Jum'at, 29 Maret 2024 - 05:53 WIB
loading...
Kinerja Manufaktur Indonesia Positif, Tepis Adanya Deindustrialisasi
Sektor manufaktur terus menunjukkan kinerja positif demi peningkatkan perekonomian Indonesia. Kondisi ini juga menepis anggapan beberapa pihak yang menyatakan Indonesia ada di fase deindustrialisasi. Ilustrasi/SINDOnews
A A A
JAKARTA - Industri manufaktur terus menunjukkan kinerja positif untuk peningkatkan perekonomian nasional . Kinerja positif tersebut diharapkan akan menjadi modal utama menarik lebih banyak investasi asing dengan orientasi ekspor.

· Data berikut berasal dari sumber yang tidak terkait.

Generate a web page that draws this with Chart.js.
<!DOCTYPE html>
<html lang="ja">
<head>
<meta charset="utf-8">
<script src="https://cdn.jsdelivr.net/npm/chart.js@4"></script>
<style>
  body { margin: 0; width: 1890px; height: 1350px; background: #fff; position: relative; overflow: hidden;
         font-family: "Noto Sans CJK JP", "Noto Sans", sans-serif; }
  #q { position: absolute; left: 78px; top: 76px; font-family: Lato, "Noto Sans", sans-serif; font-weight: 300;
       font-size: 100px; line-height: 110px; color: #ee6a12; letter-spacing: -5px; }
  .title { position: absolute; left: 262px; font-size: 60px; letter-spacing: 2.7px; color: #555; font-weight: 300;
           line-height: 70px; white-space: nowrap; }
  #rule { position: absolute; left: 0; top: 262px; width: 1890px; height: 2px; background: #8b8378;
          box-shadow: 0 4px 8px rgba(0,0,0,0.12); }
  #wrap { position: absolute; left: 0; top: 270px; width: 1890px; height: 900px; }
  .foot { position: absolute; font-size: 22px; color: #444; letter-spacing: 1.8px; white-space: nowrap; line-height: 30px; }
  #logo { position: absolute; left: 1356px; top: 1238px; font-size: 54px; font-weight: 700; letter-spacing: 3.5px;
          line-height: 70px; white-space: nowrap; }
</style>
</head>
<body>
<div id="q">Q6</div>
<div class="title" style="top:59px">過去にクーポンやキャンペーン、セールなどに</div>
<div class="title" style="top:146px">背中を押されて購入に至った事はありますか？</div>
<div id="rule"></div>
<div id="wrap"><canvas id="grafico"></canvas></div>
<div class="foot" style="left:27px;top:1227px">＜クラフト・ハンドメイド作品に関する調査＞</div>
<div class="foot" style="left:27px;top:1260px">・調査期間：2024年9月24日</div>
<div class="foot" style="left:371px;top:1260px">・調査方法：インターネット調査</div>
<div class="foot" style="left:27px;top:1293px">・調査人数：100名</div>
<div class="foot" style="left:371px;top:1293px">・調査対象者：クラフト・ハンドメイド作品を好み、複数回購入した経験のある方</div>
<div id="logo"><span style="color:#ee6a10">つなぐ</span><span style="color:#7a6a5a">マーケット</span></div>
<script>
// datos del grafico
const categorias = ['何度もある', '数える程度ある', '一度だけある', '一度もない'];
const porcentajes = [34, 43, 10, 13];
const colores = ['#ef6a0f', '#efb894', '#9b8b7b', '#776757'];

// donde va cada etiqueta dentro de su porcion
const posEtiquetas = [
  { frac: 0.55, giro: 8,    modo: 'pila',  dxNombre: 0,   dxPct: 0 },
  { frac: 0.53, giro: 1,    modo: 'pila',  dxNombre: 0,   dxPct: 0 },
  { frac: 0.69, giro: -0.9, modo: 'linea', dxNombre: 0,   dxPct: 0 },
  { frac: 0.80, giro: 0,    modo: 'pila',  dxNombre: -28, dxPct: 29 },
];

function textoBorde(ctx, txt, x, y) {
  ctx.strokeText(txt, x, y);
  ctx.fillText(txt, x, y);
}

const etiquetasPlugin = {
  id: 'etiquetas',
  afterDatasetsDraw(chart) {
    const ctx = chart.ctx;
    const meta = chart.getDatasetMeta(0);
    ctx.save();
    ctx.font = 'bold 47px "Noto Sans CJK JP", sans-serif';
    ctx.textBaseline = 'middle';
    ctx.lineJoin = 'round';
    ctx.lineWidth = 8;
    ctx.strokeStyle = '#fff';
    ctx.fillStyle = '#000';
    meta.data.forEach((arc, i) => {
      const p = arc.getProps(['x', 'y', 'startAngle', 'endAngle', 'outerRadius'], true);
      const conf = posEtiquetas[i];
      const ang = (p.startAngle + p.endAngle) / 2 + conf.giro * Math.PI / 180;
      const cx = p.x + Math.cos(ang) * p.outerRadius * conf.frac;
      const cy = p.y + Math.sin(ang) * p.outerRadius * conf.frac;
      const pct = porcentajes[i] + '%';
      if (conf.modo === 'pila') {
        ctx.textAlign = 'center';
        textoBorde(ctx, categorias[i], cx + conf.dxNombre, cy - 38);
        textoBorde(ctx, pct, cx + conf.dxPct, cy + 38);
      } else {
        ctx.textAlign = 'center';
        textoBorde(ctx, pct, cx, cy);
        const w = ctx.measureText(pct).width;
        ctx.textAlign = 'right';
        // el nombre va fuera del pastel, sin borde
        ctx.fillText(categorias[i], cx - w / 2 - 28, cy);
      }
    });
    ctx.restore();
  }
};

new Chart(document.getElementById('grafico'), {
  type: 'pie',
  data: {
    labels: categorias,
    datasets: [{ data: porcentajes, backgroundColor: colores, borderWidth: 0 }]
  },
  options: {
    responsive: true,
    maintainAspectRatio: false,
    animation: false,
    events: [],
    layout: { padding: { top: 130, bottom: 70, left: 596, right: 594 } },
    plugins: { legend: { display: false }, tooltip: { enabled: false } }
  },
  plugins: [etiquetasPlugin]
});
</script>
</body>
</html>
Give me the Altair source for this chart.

Kondisi ini juga menepis anggapan beberapa pihak yang menyatakan Indonesia ada di fase deindustrialisasi. Ekonom Lembaga Penyelidikan Ekonomi dan Masyarakat Fakultas Ekonomi dan Bisnis (LPEM FEB) Universitas Indonesia Kiki Verico mengatakan, Indonesia tidak ada pada fase deindustrialisasi.

“Deindustrialisasi itu dialami negara yang sudah mencapai tahap advanced manufacturing atau maju manufakturnya lalu menurun (sunset) dan mulai digantikan negara lain yg manufakturnya baru take-off (sunrise). Negara industri maju itu lalu bergeser backbone ekonominya dari industri manufaktur ke sektor jasa,” katanya, Kamis (28/3/2024).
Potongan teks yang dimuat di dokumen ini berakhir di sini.